The Franks were probably the first to create a road network to allow safe transit from the Valtellina over the Alps via the Bormiese area, but it was the Dukes of Milan in particular who granted privileges to Bormio merchants for the practice of their profession. The two main roads connecting Bormio with Tyrol (called “royal” roads because they were under sovereign law) were those of Fraele and Umbrail. The first was safer in the winter months, with a smaller difference in height, while the second offered faster travel and was therefore generally preferred by drovers. In the Middle Ages they were respectively called the “via Longa” and the “via Curta de Venusta”. The most frequently traded goods were wine and salt. The first, purchased tax-free in Italy, was resold in transalpine regions at a substantial profit; the second was bought in Tyrol from the salt flats near the town of Hall near Innsbruck and sold in Lombardy. The caravans crossing into the German regions might consist of a few dozen animals, loaded with two barrels on each side of the packsaddle with a third, smaller, barrel on the back; the average quantity of wine transported on a horse was around 126 litres, equivalent to one “soma”, the unit of measurement for all kinds of goods carried in this way. In winter the mountains were crossed using horse-drawn sleighs; in fact the road had to be open all year round, as evidenced by the contracts of the rotteri or breakers, the brave men dressed in heavy protective clothing who, at risk of their lives, broke the crust so as to prevent the risk of snow slides. The “Hala” route, as related by the documentation, departed Bormio and led up to the Umbrail or Fraele passes, descended to Santa Maria in the Val Müstair, then from Taufers ran over the Resia Pass then down via Nauders, Landeck, Innsbruck and Hall.
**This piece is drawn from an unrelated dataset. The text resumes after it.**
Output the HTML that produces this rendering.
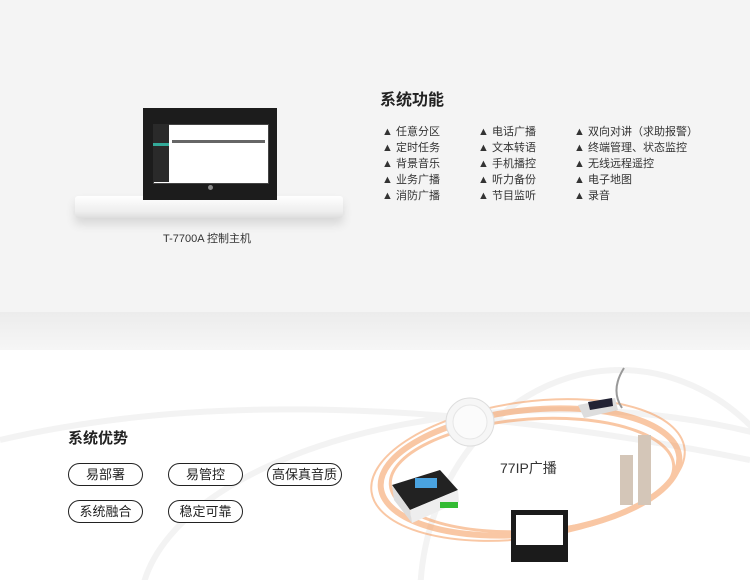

The round trip, according to one drover, was sixteen days: along the way willing women were available to comfort such men, even if they were sometimes accused of having sown “bastards along the way to Hala”. The Fraele road was not only used for trade, but was also remembered for the pilgrims who used it on their way to Rome, as well as for the especially fierce soldiery, above all during the Thirty Years War.